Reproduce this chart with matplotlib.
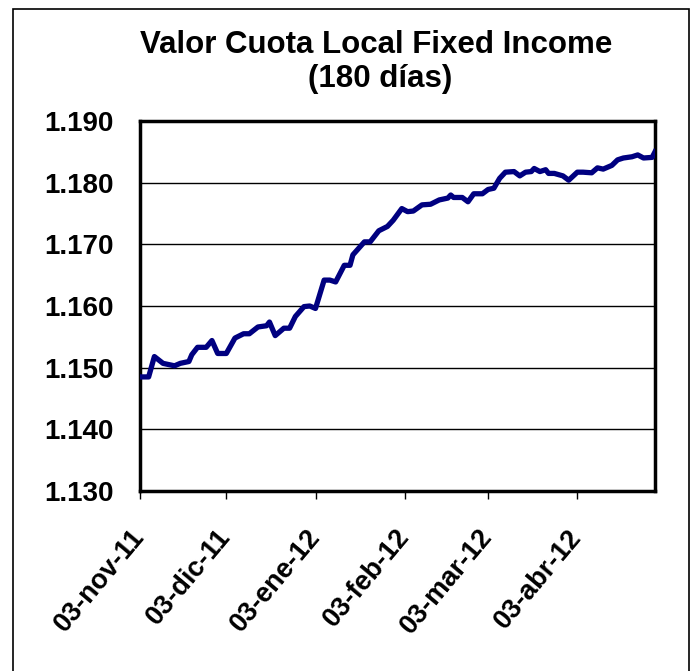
import numpy as np
import matplotlib
matplotlib.use('Agg')
import matplotlib.pyplot as plt
import matplotlib.dates as mdates
from matplotlib.patches import Rectangle
from datetime import datetime

plt.rcParams['font.family'] = ['Liberation Sans', 'DejaVu Sans']

# Values
dates = ['2011-11-03', '2011-11-06', '2011-11-08', '2011-11-11', '2011-11-15', '2011-11-17',
         '2011-11-20', '2011-11-21', '2011-11-23', '2011-11-26', '2011-11-28', '2011-11-30',
         '2011-12-03', '2011-12-06', '2011-12-09', '2011-12-11', '2011-12-14', '2011-12-17',
         '2011-12-18', '2011-12-20', '2011-12-23', '2011-12-25', '2011-12-27', '2011-12-30',
         '2012-01-01', '2012-01-03', '2012-01-06', '2012-01-08', '2012-01-10', '2012-01-13',
         '2012-01-15', '2012-01-16', '2012-01-20', '2012-01-22', '2012-01-25', '2012-01-28',
         '2012-01-30', '2012-02-02', '2012-02-04', '2012-02-06', '2012-02-09', '2012-02-12',
         '2012-02-15', '2012-02-18', '2012-02-19', '2012-02-20', '2012-02-23', '2012-02-25',
         '2012-02-27', '2012-03-01', '2012-03-03', '2012-03-05', '2012-03-07', '2012-03-09',
         '2012-03-12', '2012-03-14', '2012-03-16', '2012-03-18', '2012-03-19', '2012-03-21',
         '2012-03-23', '2012-03-24', '2012-03-26', '2012-03-29', '2012-03-31', '2012-04-03',
         '2012-04-05', '2012-04-08', '2012-04-10', '2012-04-12', '2012-04-15', '2012-04-17',
         '2012-04-19', '2012-04-22', '2012-04-24', '2012-04-26', '2012-04-29', '2012-04-30']
valor = [1.1485, 1.1485, 1.1518, 1.1507, 1.1503, 1.1507,
         1.1510, 1.1521, 1.1533, 1.1533, 1.1544, 1.1523,
         1.1523, 1.1548, 1.1555, 1.1555, 1.1566, 1.1568,
         1.1574, 1.1552, 1.1564, 1.1564, 1.1583, 1.1599,
         1.1600, 1.1596, 1.1642, 1.1642, 1.1639, 1.1666,
         1.1666, 1.1683, 1.1704, 1.1704, 1.1722, 1.1729,
         1.1739, 1.1758, 1.1753, 1.1754, 1.1764, 1.1765,
         1.1772, 1.1775, 1.1780, 1.1776, 1.1776, 1.1769,
         1.1782, 1.1782, 1.1789, 1.1791, 1.1807, 1.1817,
         1.1818, 1.1811, 1.1817, 1.1818, 1.1823, 1.1818,
         1.1821, 1.1815, 1.1815, 1.1811, 1.1804, 1.1817,
         1.1817, 1.1816, 1.1824, 1.1822, 1.1828, 1.1837,
         1.1840, 1.1842, 1.1845, 1.1840, 1.1841, 1.1850]

tick_dates = ['2011-11-03', '2011-12-03', '2012-01-03', '2012-02-03', '2012-03-03', '2012-04-03']
tick_labels = ['03-nov-11', '03-dic-11', '03-ene-12', '03-feb-12', '03-mar-12', '03-abr-12']
y_ticks = [1.130, 1.140, 1.150, 1.160, 1.170, 1.180, 1.190]

x = [datetime.strptime(d, '%Y-%m-%d') for d in dates]
xt = [datetime.strptime(d, '%Y-%m-%d') for d in tick_dates]

fig = plt.figure(figsize=(6.94, 6.71), dpi=100)
ax = fig.add_axes([140/694, 1 - 491/671, 515/694, 370/671])

ax.plot(x, valor, color='#000080', lw=3.8, solid_joinstyle='round', zorder=3)

ax.set_xlim(datetime(2011, 11, 3), datetime(2012, 4, 30))
ax.set_ylim(1.130, 1.190)
ax.set_yticks(y_ticks)
ax.set_yticklabels([f'{v:.3f}' for v in y_ticks], fontsize=20, fontweight='bold')
ax.set_xticks(xt)
ax.set_xticklabels(tick_labels, fontsize=19.5, fontweight='bold', rotation=50,
                   ha='right', va='center', rotation_mode='anchor')
ax.tick_params(axis='y', length=0, pad=19)
ax.tick_params(axis='x', length=6, width=1, direction='out', pad=24)

ax.grid(axis='y', color='black', lw=1)
for s in ax.spines.values():
    s.set_linewidth(2.5)

fig.text(376/694, 1 - 45/671, 'Valor Cuota Local Fixed Income', ha='center', va='center',
         fontsize=22.5, fontweight='bold')
fig.text(380/694, 1 - 79/671, '(180 días)', ha='center', va='center',
         fontsize=22.5, fontweight='bold')

fig.patches.append(Rectangle((13/694, -0.02), 676/694, 1 - 9/671 + 0.02,
                             transform=fig.transFigure, fill=False, edgecolor='black',
                             lw=1.2, clip_on=False))

fig.savefig('out.png', dpi=100)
____
**TASK STATEMENT:** Without the pictures, return the listing above from its first line through the line that has "plt.rcParams['font.family'] = ['Liberation".

**TASK SOLUTION:**
Reproduce this chart with matplotlib.
import numpy as np
import matplotlib
matplotlib.use('Agg')
import matplotlib.pyplot as plt
import matplotlib.dates as mdates
from matplotlib.patches import Rectangle
from datetime import datetime

plt.rcParams['font.family'] = ['Liberation Sans', 'DejaVu Sans']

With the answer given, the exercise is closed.